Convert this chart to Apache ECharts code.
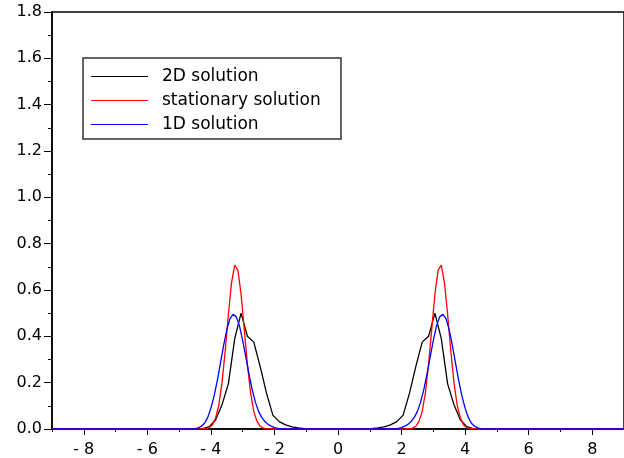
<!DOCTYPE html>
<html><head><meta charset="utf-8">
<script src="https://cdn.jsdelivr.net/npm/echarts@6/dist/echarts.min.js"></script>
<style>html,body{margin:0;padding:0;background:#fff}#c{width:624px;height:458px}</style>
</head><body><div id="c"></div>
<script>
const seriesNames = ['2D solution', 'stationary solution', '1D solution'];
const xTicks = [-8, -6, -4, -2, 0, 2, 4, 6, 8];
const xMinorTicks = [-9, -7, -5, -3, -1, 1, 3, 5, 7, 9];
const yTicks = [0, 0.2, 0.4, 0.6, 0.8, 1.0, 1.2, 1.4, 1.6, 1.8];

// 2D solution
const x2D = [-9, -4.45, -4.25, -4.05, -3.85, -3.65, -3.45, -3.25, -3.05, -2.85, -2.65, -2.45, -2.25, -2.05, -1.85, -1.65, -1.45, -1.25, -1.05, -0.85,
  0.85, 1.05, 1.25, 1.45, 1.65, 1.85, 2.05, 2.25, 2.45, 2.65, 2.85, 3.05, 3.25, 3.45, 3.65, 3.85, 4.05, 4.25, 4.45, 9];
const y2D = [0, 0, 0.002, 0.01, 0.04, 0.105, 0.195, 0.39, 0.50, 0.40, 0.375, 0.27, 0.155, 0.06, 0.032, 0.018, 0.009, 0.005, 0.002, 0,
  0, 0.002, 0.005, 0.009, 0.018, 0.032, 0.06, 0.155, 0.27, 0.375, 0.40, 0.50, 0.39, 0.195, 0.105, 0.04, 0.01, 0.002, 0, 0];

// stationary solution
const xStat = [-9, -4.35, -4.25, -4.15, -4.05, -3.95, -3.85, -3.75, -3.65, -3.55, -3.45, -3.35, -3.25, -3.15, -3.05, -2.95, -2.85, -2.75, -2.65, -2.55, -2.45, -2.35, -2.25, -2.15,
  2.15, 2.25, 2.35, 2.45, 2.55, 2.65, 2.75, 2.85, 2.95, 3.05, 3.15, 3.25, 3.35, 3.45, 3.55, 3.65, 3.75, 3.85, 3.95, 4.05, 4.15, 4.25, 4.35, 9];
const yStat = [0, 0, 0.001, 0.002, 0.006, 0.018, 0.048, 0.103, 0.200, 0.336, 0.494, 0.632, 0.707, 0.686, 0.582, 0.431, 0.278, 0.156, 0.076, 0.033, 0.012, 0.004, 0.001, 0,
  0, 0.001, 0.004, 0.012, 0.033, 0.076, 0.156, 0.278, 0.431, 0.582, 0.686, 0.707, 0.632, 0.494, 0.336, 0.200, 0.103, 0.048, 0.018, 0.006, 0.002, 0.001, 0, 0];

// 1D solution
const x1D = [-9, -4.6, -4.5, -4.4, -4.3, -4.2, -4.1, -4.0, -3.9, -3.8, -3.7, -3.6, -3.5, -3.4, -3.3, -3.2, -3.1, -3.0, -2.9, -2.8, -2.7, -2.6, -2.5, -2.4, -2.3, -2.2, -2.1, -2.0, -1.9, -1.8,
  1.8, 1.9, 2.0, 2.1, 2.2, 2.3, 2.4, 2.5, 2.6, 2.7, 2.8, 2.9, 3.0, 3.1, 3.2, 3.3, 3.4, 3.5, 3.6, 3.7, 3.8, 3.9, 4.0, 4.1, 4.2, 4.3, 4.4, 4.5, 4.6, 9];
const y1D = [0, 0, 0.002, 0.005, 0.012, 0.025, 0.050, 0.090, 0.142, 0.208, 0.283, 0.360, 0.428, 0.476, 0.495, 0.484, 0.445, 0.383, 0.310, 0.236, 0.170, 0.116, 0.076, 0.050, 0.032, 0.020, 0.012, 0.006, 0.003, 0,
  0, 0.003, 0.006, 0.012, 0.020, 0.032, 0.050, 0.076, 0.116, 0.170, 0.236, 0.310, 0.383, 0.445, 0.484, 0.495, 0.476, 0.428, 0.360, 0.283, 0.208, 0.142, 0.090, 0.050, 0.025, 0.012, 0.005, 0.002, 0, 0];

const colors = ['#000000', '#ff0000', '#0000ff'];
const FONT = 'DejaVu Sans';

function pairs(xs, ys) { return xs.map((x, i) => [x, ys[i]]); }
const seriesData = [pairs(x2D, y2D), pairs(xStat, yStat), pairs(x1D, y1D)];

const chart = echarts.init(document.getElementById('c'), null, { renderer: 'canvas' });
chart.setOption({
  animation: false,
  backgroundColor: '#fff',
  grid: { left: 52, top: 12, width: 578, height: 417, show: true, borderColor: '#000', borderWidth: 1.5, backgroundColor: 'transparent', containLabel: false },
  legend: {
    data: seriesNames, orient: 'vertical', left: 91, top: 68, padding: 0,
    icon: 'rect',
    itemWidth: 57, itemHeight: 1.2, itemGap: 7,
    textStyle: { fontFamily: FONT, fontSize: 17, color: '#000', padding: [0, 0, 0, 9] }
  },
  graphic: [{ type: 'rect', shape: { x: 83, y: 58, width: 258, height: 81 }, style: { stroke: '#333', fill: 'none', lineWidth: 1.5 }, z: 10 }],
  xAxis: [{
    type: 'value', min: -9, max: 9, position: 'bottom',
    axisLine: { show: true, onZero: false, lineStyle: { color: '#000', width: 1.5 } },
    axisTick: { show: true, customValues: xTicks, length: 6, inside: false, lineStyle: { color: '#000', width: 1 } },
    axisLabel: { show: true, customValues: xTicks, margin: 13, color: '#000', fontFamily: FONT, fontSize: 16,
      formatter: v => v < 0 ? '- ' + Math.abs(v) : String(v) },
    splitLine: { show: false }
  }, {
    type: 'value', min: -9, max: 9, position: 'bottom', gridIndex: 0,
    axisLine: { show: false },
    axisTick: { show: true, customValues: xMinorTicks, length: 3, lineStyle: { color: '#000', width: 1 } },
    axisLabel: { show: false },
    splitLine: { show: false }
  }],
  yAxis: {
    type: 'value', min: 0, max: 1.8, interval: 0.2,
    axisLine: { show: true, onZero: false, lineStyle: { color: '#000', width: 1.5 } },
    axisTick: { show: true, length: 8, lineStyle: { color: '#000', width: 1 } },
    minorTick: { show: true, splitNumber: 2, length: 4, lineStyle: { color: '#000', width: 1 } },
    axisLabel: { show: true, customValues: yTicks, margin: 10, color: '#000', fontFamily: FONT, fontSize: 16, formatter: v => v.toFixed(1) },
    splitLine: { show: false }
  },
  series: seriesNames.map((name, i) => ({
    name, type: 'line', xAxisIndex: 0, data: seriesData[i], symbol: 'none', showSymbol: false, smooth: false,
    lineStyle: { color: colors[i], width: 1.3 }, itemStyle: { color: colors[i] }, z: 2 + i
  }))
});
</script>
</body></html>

### [WHAT IS EXPECTED]
Every line from the start of the listing above through the line with "0.001, 0, 0];" should be repeated exactly; skip the pictures and add nothing else.

### [EXERCISE OUTPUT]
Convert this chart to Apache ECharts code.
<!DOCTYPE html>
<html><head><meta charset="utf-8">
<script src="https://cdn.jsdelivr.net/npm/echarts@6/dist/echarts.min.js"></script>
<style>html,body{margin:0;padding:0;background:#fff}#c{width:624px;height:458px}</style>
</head><body><div id="c"></div>
<script>
const seriesNames = ['2D solution', 'stationary solution', '1D solution'];
const xTicks = [-8, -6, -4, -2, 0, 2, 4, 6, 8];
const xMinorTicks = [-9, -7, -5, -3, -1, 1, 3, 5, 7, 9];
const yTicks = [0, 0.2, 0.4, 0.6, 0.8, 1.0, 1.2, 1.4, 1.6, 1.8];

// 2D solution
const x2D = [-9, -4.45, -4.25, -4.05, -3.85, -3.65, -3.45, -3.25, -3.05, -2.85, -2.65, -2.45, -2.25, -2.05, -1.85, -1.65, -1.45, -1.25, -1.05, -0.85,
  0.85, 1.05, 1.25, 1.45, 1.65, 1.85, 2.05, 2.25, 2.45, 2.65, 2.85, 3.05, 3.25, 3.45, 3.65, 3.85, 4.05, 4.25, 4.45, 9];
const y2D = [0, 0, 0.002, 0.01, 0.04, 0.105, 0.195, 0.39, 0.50, 0.40, 0.375, 0.27, 0.155, 0.06, 0.032, 0.018, 0.009, 0.005, 0.002, 0,
  0, 0.002, 0.005, 0.009, 0.018, 0.032, 0.06, 0.155, 0.27, 0.375, 0.40, 0.50, 0.39, 0.195, 0.105, 0.04, 0.01, 0.002, 0, 0];

// stationary solution
const xStat = [-9, -4.35, -4.25, -4.15, -4.05, -3.95, -3.85, -3.75, -3.65, -3.55, -3.45, -3.35, -3.25, -3.15, -3.05, -2.95, -2.85, -2.75, -2.65, -2.55, -2.45, -2.35, -2.25, -2.15,
  2.15, 2.25, 2.35, 2.45, 2.55, 2.65, 2.75, 2.85, 2.95, 3.05, 3.15, 3.25, 3.35, 3.45, 3.55, 3.65, 3.75, 3.85, 3.95, 4.05, 4.15, 4.25, 4.35, 9];
const yStat = [0, 0, 0.001, 0.002, 0.006, 0.018, 0.048, 0.103, 0.200, 0.336, 0.494, 0.632, 0.707, 0.686, 0.582, 0.431, 0.278, 0.156, 0.076, 0.033, 0.012, 0.004, 0.001, 0,
  0, 0.001, 0.004, 0.012, 0.033, 0.076, 0.156, 0.278, 0.431, 0.582, 0.686, 0.707, 0.632, 0.494, 0.336, 0.200, 0.103, 0.048, 0.018, 0.006, 0.002, 0.001, 0, 0];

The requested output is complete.